JiminTexas
New member
Lets think commercial. How about the S&W model 19 or the Colt trooper? In 4 more years or so the pre 64 Model 70 Winchesters will be elligible. Some of them are now.
But to return to reality: what precisely and legally is a C&R weapon? I assume one made before a certain year that I don't know.
Anything/everything available is on the horizon. This thread is all unrealistically presuming that the country will magically turn itself around and not continue to collapse. In reality, if you have the funds, you will be able to buy/trade whatever you want to as long as it can be had.
Actually, this thread brings up another question I've had for quite some time: Where are all the Tokarev SVT-40s? Didn't the Russians produce something like 6 million of them? They evidently kept and even refurbished most of their Mosin-Nagants, so it's reasonable to assume they kept the SVTs also. Why hasn't some Western importer found out where they are?
I was under the impression that the agreement only covered newly manufactured "sporting" arms, not C&Rs.The big problem is that during the Clinton administration, a "Voluntary Restraint Agreement" was created. If a firearm isn't on the "ok" list, Russia can't export it here. SVT-40's didn't make the list.
But to return to reality: what precisely and legally is a C&R weapon? I assume one made before a certain year that I don't know.
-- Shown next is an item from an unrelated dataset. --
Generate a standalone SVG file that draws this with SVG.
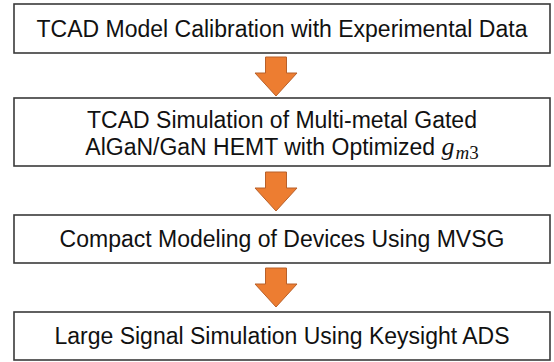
<svg xmlns="http://www.w3.org/2000/svg" width="554" height="362" viewBox="0 0 554 362">
  <defs>
    <style>
      .box { fill: #ffffff; stroke: #3a3a3a; stroke-width: 1.6; }
      .lbl { font-family: "Liberation Sans", Arial, sans-serif; font-size: 23px; fill: #111111; text-anchor: middle; }
      .math { font-family: "Liberation Serif", "Times New Roman", serif; font-style: italic; }
      .arrow { fill: #ED7D31; stroke: #B8602A; stroke-width: 1; stroke-linejoin: miter; }
    </style>
    <!-- block down-arrow, origin at top centre -->
    <path id="downArrow" class="arrow" d="M-10.5,0 H10.5 V16 H21 L0,39 L-21,16 H-10.5 Z"/>
  </defs>

  <rect width="554" height="362" fill="#ffffff"/>

  <g id="step1">
    <rect class="box" x="14" y="4" width="536" height="49"/>
    <text class="lbl" x="282" y="36.5">TCAD Model Calibration with Experimental Data</text>
  </g>

  <g id="step2">
    <rect class="box" x="14" y="98" width="536" height="68"/>
    <text class="lbl" x="282" y="128">TCAD Simulation of Multi-metal Gated</text>
    <text class="lbl" x="282" y="155">AlGaN/GaN HEMT with Optimized <tspan class="math" font-size="26">g</tspan><tspan class="math" font-size="19" dy="4" dx="1">m</tspan><tspan font-family="Liberation Serif, serif" font-size="19">3</tspan></text>
  </g>

  <g id="step3">
    <rect class="box" x="14" y="215" width="536" height="48"/>
    <text class="lbl" x="282" y="247">Compact Modeling of Devices Using MVSG</text>
  </g>

  <g id="step4">
    <rect class="box" x="14" y="312" width="536" height="48"/>
    <text class="lbl" x="282" y="344">Large Signal Simulation Using Keysight ADS</text>
  </g>

  <g id="connectors">
    <use href="#downArrow" x="276" y="57"/>
    <use href="#downArrow" x="276" y="172"/>
    <use href="#downArrow" x="276" y="268"/>
  </g>
</svg>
27 C.F.R. § 478.11 said:Curios or relics. Firearms which are of special interest to collectors by reason of some quality other than is associated with firearms intended for sporting use or as offensive or defensive weapons. To be recognized as curios or relics, firearms must fall within one of the following categories:
(a) Firearms which were manufactured at least 50 years prior to the current date, but not including replicas thereof;
(b) Firearms which are certified by the curator of a municipal, State, or Federal museum which exhibits firearms to be curios or relics of museum interest; and
(c) Any other firearms which derive a substantial part of their monetary value from the fact that they are novel, rare, bizarre, or because of their association with some historical figure, period, or event. Proof of qualification of a particular firearm under this category may be established by evidence of present value and evidence that like firearms are not available except as collector's items, or that the value of like firearms available in ordinary commercial channels is substantially less.